Work to do: Pull out every line below holding the word "draw".

Stored data:
▶
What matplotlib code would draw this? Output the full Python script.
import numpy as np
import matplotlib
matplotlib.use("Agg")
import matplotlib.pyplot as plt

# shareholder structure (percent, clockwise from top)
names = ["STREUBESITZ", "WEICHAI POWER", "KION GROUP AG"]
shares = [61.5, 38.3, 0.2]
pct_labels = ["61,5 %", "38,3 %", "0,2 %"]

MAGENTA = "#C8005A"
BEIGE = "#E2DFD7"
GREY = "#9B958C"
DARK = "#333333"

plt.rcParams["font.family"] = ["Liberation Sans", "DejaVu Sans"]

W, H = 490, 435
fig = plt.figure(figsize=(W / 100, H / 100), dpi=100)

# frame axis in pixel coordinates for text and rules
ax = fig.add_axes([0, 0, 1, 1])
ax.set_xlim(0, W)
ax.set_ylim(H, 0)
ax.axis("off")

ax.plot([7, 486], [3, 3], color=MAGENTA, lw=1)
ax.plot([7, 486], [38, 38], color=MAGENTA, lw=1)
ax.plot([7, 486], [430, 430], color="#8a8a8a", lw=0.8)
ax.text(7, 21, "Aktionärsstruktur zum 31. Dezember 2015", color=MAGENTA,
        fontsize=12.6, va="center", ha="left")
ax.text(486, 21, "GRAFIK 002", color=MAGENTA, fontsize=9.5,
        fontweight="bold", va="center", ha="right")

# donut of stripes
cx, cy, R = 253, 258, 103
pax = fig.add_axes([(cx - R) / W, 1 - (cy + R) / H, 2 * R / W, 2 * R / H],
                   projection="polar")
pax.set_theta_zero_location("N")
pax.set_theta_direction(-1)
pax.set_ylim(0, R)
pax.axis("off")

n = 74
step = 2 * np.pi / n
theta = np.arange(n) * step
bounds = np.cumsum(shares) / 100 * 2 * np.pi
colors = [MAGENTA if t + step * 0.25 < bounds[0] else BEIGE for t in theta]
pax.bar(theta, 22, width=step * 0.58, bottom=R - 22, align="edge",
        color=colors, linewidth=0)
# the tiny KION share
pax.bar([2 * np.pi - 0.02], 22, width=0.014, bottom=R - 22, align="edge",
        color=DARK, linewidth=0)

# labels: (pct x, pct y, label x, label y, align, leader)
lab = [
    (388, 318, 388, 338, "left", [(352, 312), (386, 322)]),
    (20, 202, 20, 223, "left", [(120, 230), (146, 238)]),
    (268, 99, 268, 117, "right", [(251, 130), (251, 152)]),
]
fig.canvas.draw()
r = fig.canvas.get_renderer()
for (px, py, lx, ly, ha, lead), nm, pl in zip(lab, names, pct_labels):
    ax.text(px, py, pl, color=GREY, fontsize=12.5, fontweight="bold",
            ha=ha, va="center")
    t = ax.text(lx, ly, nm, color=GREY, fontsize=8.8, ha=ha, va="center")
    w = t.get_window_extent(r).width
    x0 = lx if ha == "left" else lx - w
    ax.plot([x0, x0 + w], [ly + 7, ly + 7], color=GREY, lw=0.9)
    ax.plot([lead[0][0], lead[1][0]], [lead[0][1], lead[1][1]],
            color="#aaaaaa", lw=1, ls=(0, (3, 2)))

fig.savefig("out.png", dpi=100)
◀
Result of the task:
What matplotlib code would draw this? Output the full Python script.
fig.canvas.draw()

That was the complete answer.